Clearly the national interest requires the Legislature to appreciate the constitutional role and authority of the Executive rather than see it as an adversarial subordinate. The national interest, as the overriding interest, will ensure respect for healthy independence of each arm. It is important that the Legislature, the Executive and the Party work in concert with one another. Creating multiple avenues and occasions for interaction among leaders of the three organs will help.
It is reassuring to note that these challenges are not peculiar to young democracies, as we can see from the long-running battles between the White House and the US Congress.
My dear friends, let me suggest that the critical element in ensuring the most fruitful relationship among Party, Legislature and Executive is internal democracy in political parties, free, fair, and credible elections, and a democratic culture in the wider society. These are what will ensure that parties actually represent the interests of members and by extension the wider Nigerian public, and that the government that emerges from elections truly represent that wider public. Internal party democracy ensures that party members get to choose the party leaders and their candidates for elections. Those elected would, therefore, be the true representatives of the people, who would also hold them accountable.

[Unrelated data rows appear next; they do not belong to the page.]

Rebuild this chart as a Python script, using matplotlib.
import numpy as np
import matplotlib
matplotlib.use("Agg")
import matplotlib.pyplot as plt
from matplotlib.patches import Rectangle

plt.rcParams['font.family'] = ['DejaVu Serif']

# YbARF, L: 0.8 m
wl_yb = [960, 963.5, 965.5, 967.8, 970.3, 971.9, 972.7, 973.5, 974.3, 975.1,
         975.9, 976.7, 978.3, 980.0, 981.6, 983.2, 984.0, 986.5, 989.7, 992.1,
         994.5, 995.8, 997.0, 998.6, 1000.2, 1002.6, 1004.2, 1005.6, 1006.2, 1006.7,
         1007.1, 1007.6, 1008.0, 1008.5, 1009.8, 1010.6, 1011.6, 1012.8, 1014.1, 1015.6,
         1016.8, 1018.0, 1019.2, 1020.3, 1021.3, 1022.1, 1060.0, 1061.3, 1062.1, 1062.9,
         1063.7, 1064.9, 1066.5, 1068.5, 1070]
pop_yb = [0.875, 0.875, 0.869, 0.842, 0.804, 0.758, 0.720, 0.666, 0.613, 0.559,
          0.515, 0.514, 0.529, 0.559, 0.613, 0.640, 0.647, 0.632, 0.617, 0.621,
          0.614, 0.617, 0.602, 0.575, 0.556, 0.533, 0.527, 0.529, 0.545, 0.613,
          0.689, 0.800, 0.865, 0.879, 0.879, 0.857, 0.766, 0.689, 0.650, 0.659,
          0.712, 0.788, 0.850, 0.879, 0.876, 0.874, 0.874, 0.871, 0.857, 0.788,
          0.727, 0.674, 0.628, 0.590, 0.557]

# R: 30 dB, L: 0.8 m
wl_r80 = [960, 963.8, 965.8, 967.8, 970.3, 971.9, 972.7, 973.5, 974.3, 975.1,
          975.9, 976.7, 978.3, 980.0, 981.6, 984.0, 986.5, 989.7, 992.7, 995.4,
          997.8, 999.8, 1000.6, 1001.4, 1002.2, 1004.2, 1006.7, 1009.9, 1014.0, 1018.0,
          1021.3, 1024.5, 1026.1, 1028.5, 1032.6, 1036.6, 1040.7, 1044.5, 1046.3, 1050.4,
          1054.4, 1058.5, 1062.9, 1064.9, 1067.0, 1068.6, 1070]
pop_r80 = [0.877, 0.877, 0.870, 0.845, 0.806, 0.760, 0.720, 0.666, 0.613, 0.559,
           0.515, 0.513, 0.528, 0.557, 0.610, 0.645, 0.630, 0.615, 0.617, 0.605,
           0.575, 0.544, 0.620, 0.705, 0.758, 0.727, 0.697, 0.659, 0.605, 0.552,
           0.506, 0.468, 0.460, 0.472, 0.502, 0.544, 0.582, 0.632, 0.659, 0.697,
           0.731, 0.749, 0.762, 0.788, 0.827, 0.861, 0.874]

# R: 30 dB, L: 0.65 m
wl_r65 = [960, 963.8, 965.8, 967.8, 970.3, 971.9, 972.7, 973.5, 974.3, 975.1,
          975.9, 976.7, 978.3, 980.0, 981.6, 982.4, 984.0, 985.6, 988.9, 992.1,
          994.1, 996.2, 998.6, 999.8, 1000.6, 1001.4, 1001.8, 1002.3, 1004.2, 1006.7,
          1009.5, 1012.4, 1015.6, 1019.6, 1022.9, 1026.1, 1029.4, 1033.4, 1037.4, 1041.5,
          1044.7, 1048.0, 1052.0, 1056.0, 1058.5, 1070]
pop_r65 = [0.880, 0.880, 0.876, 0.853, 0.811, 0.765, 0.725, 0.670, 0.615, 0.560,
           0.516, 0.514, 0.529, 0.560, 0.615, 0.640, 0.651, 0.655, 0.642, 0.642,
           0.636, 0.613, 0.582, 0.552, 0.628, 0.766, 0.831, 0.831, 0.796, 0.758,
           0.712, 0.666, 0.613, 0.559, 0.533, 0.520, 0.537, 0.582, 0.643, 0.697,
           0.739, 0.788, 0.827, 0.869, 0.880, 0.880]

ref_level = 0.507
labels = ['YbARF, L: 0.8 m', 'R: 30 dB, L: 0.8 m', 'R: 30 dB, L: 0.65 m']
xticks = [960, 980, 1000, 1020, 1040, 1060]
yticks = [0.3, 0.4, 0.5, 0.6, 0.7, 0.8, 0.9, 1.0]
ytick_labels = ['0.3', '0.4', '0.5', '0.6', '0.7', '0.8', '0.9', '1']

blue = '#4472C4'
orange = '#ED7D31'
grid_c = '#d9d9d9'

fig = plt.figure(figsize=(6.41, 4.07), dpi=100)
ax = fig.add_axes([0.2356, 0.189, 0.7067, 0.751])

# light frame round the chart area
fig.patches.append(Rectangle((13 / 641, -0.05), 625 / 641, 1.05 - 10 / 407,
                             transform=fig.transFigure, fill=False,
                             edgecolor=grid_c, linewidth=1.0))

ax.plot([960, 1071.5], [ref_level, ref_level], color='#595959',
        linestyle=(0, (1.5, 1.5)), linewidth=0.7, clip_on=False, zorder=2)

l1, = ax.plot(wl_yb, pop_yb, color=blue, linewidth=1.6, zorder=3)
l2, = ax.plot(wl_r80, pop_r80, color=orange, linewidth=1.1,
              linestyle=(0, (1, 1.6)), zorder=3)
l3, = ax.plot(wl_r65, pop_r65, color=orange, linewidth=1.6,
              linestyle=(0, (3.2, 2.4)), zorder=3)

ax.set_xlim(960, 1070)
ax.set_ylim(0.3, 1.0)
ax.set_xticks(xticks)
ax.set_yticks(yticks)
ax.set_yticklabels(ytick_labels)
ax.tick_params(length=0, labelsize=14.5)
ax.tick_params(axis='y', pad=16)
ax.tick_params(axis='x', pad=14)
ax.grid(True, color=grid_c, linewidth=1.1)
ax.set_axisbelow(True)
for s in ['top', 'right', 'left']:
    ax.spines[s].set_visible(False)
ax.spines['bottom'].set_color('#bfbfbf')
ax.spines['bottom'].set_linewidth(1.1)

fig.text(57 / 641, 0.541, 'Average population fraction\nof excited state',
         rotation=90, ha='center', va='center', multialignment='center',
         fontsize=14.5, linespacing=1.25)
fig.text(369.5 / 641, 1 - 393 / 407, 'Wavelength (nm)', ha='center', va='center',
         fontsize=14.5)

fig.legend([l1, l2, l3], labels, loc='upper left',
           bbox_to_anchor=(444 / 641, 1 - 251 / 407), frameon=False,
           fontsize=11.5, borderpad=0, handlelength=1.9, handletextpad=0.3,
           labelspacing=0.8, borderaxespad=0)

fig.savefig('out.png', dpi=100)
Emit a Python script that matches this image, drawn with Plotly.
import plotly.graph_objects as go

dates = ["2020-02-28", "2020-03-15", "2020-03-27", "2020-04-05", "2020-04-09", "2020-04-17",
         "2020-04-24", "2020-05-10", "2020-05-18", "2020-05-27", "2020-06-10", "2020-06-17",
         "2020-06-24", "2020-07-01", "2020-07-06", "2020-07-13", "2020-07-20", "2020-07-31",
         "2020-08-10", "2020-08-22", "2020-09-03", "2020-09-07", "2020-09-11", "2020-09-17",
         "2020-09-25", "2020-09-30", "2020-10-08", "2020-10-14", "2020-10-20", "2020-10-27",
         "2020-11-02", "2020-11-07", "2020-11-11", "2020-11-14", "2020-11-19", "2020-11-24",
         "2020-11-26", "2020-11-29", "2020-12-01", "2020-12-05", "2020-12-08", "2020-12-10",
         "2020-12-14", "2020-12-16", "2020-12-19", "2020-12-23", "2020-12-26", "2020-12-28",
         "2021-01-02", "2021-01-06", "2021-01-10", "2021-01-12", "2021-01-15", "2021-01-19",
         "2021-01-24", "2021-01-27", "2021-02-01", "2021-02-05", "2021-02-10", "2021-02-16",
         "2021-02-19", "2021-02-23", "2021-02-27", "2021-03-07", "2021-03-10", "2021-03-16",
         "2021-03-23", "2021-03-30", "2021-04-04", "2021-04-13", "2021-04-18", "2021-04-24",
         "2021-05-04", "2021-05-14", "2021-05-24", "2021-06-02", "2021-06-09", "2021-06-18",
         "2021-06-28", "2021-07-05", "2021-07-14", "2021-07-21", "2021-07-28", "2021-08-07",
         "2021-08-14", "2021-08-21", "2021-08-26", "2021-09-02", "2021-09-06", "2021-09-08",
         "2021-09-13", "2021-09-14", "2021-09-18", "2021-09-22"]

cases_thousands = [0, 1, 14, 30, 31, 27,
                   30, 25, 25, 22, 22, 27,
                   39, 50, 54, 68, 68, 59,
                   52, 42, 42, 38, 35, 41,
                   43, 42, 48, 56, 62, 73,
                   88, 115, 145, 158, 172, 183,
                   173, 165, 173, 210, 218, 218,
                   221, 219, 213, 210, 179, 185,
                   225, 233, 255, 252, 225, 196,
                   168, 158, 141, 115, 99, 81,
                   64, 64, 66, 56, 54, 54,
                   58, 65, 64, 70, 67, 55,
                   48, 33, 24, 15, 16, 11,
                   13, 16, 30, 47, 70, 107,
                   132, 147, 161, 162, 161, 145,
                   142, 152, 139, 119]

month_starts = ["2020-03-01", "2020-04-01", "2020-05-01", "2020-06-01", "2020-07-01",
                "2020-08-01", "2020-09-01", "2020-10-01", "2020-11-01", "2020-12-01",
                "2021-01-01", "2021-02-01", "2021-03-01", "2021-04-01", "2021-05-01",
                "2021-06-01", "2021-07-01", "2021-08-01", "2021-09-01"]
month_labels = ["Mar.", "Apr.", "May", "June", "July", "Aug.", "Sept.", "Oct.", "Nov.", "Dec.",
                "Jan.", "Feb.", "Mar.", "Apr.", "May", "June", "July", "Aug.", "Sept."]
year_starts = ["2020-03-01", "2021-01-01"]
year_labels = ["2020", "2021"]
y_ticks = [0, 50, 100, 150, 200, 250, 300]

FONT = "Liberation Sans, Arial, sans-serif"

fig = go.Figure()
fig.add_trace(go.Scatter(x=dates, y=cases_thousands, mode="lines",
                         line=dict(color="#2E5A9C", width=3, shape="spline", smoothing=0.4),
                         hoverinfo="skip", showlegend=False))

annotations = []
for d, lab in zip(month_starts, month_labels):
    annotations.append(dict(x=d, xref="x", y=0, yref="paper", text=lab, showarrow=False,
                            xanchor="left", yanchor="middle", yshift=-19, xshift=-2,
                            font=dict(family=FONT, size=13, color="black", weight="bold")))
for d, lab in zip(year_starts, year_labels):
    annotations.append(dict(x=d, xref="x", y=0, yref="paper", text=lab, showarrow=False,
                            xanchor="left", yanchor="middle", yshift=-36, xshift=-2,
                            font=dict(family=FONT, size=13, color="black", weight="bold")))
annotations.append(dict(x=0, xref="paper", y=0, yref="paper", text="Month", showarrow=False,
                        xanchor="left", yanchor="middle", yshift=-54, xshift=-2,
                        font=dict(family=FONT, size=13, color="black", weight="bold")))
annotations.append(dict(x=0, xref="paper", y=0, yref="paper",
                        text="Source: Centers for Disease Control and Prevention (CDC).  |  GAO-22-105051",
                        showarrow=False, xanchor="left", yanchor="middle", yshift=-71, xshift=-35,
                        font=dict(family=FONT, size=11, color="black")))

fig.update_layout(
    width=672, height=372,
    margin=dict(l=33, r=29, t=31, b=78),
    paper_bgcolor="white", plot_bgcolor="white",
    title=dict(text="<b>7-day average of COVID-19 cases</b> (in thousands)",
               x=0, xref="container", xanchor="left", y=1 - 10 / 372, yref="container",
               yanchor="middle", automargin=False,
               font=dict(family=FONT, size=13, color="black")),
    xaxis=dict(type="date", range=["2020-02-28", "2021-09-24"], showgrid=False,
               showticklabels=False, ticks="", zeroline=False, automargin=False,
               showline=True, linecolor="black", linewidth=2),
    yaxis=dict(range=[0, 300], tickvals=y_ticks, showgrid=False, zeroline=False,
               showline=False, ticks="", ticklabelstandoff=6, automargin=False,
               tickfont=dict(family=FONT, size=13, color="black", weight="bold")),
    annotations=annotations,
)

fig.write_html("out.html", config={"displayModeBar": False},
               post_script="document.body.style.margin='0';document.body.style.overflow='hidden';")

Ladies and gentlemen, a great deal of the credit for the relative success of our 2015 general elections has deservedly gone to the commitment and integrity of the leadership of the INEC and the use of technology. However these should not be taken for granted. The sustenance of our democracy is too important to be hinged on the chance of a determined and resolute INEC leadership. Thus we need to return to our unfinished business of electoral reforms, including improvements in internal party democracy. As the current fate of the PDP shows, electoral reforms and internal party democracy are in the interest of all, including the governing party.
Once more, I congratulate our senators-elect on their electoral victory. And I thank our great party again for inviting me to share these thoughts with you. I wish you fruitful deliberations.